Drei unterschiedliche Verarbeitungstechniken
Indexe und Ziffern sind beim neuen Modell eingefasst und sitzen auf einem gekörnten Ring des Zifferblatts. Dieses wird umrundet durch die Drehlünette im Opalinschliff. Die mittige Scheibe der Weckmechanik ist im Sonnenschliff gehalten. Diese drei unterschiedlichen Verarbeitungstechniken lassen das Zifferblatt sehr plastisch, sehr spannend wirken.
Wie das klassische Modell von 1968, so verfügt auch die Neuauflage über drei Kronen auf der rechten Gehäuseseite. Die unterste von ihnen ist für die Zeitverstellung und den manuellen Aufzug des Automatikkalibers zuständig. Die Weckzeit wird über die obere Krone eingestellt. Gleichzeitig erfolgt über sie auch der Aufzug des für den Wecker zuständigen Federhauses, sowie die Datumsschnellverstellung.
Die Polaris ist keine Taucheruhr
Die mittlere Krone schließlich bewegt den innenliegenden Minutenring, die, wenn man so will, Tauchlünette. Obgleich dieses Wort ein wenig zu weit gefasst ist, denn eine Taucheruhr nach heutigen Maßstäben ist die JLC Polaris Memovox nicht wirklich – und will dies auch gar nicht sein. Dies wird spätestens dann klar, merkt man, wie leicht sich der Rehautring mittels der Krone bewegen lässt, und zwar in beide Richtungen. Hier würde ich mir eine deutlich schwergängigere Einstellung wünschen, welches denn auch tatsächlich mein größter Kritikpunkt an der Uhr ist.
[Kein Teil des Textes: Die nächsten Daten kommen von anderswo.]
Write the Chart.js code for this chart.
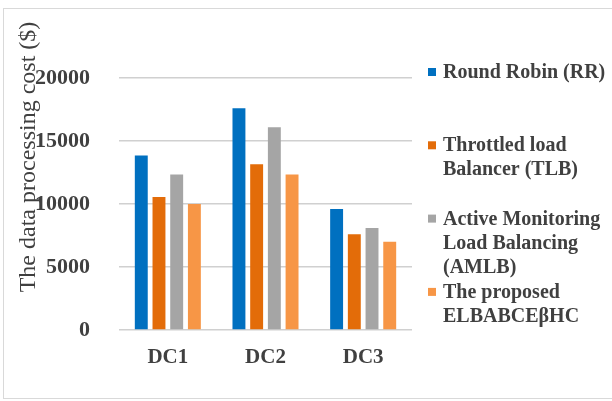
<!DOCTYPE html>
<html>
<head>
<meta charset="utf-8">
<script src="https://cdn.jsdelivr.net/npm/chart.js@4/dist/chart.umd.min.js"></script>
<style>
  html, body { margin: 0; padding: 0; background: #ffffff; }
  #wrap { position: relative; width: 612px; height: 401px; }
  #frame { position: absolute; left: 3px; top: 8px; width: 610px; height: 391px; border: 1px solid #d9d9d9; box-sizing: border-box; }
  canvas { position: absolute; left: 0; top: 0; }
</style>
</head>
<body>
<div id="wrap">
  <div id="frame"></div>
  <canvas id="c" width="612" height="401"></canvas>
</div>
<script>
const categories = ["DC1", "DC2", "DC3"];
const seriesLabels = [
  ["Round Robin (RR)"],
  ["Throttled load", "Balancer (TLB)"],
  ["Active Monitoring", "Load Balancing", "(AMLB)"],
  ["The proposed", "ELBABCEβHC"]
];
const rrValues   = [13850, 17600, 9600];
const tlbValues  = [10550, 13150, 7600];
const amlbValues = [12350, 16100, 8100];
const propValues = [10000, 12350, 7000];
const yTicks = [0, 5000, 10000, 15000, 20000];
const axisTitle = "The data processing cost ($)";
const colors = ["#0070C0", "#E36C09", "#A5A5A5", "#F79646"];

const serif = "'Liberation Serif', 'Times New Roman', serif";
const textColor = "#404040";

const legendPlugin = {
  id: 'customLegend',
  afterDraw(chart) {
    const ctx = chart.ctx;
    ctx.save();
    ctx.font = "bold 20px " + serif;
    ctx.textBaseline = "middle";
    ctx.textAlign = "left";
    const x0 = 428, y0 = 72, itemGap = 73.3, lineGap = 24;
    chart.data.datasets.forEach((ds, i) => {
      const y = y0 + i * itemGap;
      ctx.fillStyle = ds.backgroundColor;
      ctx.fillRect(x0, y - 4, 8, 8);
      ctx.fillStyle = textColor;
      ds.legendLines.forEach((line, j) => {
        ctx.fillText(line, x0 + 15, y + 1 + j * lineGap);
      });
    });
    // axis title
    ctx.font = "24px " + serif;
    ctx.translate(29, 157);
    ctx.rotate(-Math.PI / 2);
    ctx.textAlign = "center";
    ctx.fillText(axisTitle, 0, 0);
    ctx.restore();
  }
};

const allValues = [rrValues, tlbValues, amlbValues, propValues];
new Chart(document.getElementById('c'), {
  type: 'bar',
  data: {
    labels: categories,
    datasets: allValues.map((vals, i) => ({
      label: seriesLabels[i].join(' '),
      legendLines: seriesLabels[i],
      data: vals,
      backgroundColor: colors[i],
      borderWidth: 0,
      categoryPercentage: 0.725,
      barPercentage: 0.73
    }))
  },
  options: {
    responsive: false,
    animation: false,
    devicePixelRatio: 1,
    layout: { padding: { left: 0, right: 200, top: 78, bottom: 0 } },
    plugins: { legend: { display: false }, tooltip: { enabled: false } },
    scales: {
      x: {
        grid: { display: false, drawTicks: false },
        border: { display: false },
        ticks: { color: textColor, font: { family: serif, size: 21, weight: 'bold' }, padding: 15 },
        afterFit(scale) { scale.height = 71; }
      },
      y: {
        min: 0, max: 20000,
        afterBuildTicks(scale) { scale.ticks = yTicks.map(v => ({ value: v })); },
        grid: { color: "#d0d0d0", lineWidth: 1.5, drawTicks: false },
        border: { display: false },
        ticks: {
          color: textColor, font: { family: serif, size: 22, weight: 'bold' }, padding: 29,
          callback: (v) => String(v)
        },
        afterFit(scale) { scale.width = 119; }
      }
    }
  },
  plugins: [legendPlugin]
});
</script>
</body>
</html>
Ansonsten handelt es sich bei der Neuauflage der Polaris Memovox um eine wunderbar stimmige Uhr, die gerade am fein strukturierten Kautschukband mit Doppelfaltschließe perfekt am Arm sitzt, optisch aber sicher auch in Verbindung mit einem Lederarmband extrem gut ausschaut.
Das Uhrwerk hat Tradition
Übrigens: das im 2018er Modell verbaute Manufakturkaliber Jaeger-LeCoultre 956 ist ein direkter Nachfolger jenes ersten automatischen Uhrwerks mit Weckfunktion, das von Jaeger-LeCoultre vor mehr als 60 Jahren entwickelt wurde und auch schon in der ersten Memovox Polaris seinen Dienst verrichtete.
Fazit
Mein Fazit: 1968 bis 2018, das macht 50 Jahre Polaris. Die Jaeger-LeCoultre Polaris Memovox ist aber mehr als nur ein Jubiläumsmodell. Sie ist Spitzenmodell einer gelungenen Kollektion, die einen 50 Jahre alten Klassiker fit macht für die heutige Zeit. Die richtige Dosis Retro, gemischt mit modernem Uhrenbau, das Ergebnis ist Jaeger-LeCoultre definitiv gelungen. Ein wenig schade allenfalls, dass dank Limitierung genau dieses Modells, nur 1.000 Glückliche in den Genuss der so wunderschön klingenden Weckfunktion kommen können.
Datenblatt:
- Modell: Jaeger-LeCoultre Polaris Memovox, Ref. 9038670
- Gehäuse: 42 mm, Edelstahl, wasserdicht bis 20 bar (200 Meter), speziell gravierter Rückendeckel
- Zifferblatt: schwarz mit Sonnenschliff, Körnung und Opalin-Veredelung, Ziffern und Indexe mit cremefarbener Leuchtbeschichtung
- Armband: schwarzes Kautschukband, Doppelfaltschließe in Edelstahl
- Uhrwerk: Manufakturwerk, Kaliber 956, Automatik, 28.800 A/h (4 Hz), 45 Stunden Gangreserve
- Funktionen: Stunde, Minute, Zentralsekunde, Fensterdatum bei 3 Uhr, Alarm-/Weckfunktion (Handaufzug)
- Auflage: 1.000 Stück
- Preis: 12.800 Euro (UVP Deutschland)
Hinweis zur Transparenz
Jaeger-LeCoultre ist Kooperations- und Werbepartner von Luxify. Die Auswahl und Beschreibung der hier präsentierten Uhr bzw. Uhren erfolgte jedoch rein unter redaktionellen Gesichtspunkten. Eine Einflussnahme seitens des Herstellers fand nicht statt.